Last week I wrote about trying not to judge. I asked you all to please take the challenge. Support, learn, ask questions, but try not to judge because if you don’t live it, you truly don’t know. These moms feel guilty about not being able to do enough to help their children. They feel weak that they cry and might breakdown for a couple moments. It breaks their heart so much they literally lock themselves in the bathroom for a couple minutes to cry – even though this makes them feel more guilty that they are not out there helping their child. They judge themselves harder than anyone else can. I know.

I’ve been there. I am there so many days. In 2017, Mateo had so many problems with aggression, I had to pull him out of school. That year, me locking myself in the bathroom was, I am ashamed to admit, a pretty often occurrence. Most times, I tried to follow what the therapists told me to try to ensure he wouldn’t hurt himself or me.

The Bathroom

There were some times though, when my face was bleeding from scratching and I had bite marks on my hand, that I just couldn’t do it anymore.I knew he was struggling and didn’t understand what he was doing in that moment. I knew he was in pain. But I couldn’t deal anymore. So, I would lock myself in the bathroom – if only for a few minutes. I’d cry. I’d try to breathe and dig for more patience. I’d scream at God.

I still have these moments every now and again. Thank GOD its not aggression anymore. Sometimes I’m at the end of my rope and I need a little breather. Sometimes he’s crying like he’s in pain, but he won’t let me comfort him. Worse, I don’t even know why he’s crying or what to do. So yes, I need to run and hide. It makes me sound weak, I know. But honestly, sometimes I just need a couple minutes.

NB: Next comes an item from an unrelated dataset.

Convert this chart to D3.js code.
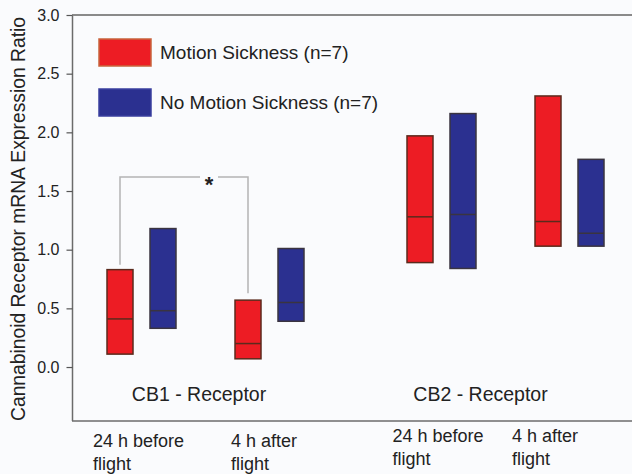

So yes, the bathroom is my safe haven. It’s the room where I can lock myself in and cry or scream. It’s where I go to count to 10 and remind myself I can do this. I must do this. It’s where I go to reboot or reset. I go there to think about all the wonderful things about my son (there are plenty) to help give me strength. He’s the strongest person I know so I gotta be strong too to help him. My troubles and hardships are NOTHING compared to his, and 90 percent of the day he has a big smile on his face.

Challenge

So I will end this rather long blog (sorry about that) in kinda the same way I ended last week’s. This time to all you Special Needs Parents and Caregivers: please go easy on the self-judgement. I know you are trying your best. I KNOW you love your kids. It’s ok to take a couple minutes to cry or scream or hide away. You’ll come back a little stronger and get right back into helping your little love. And always, remember you are not alone. Together we can help support each other.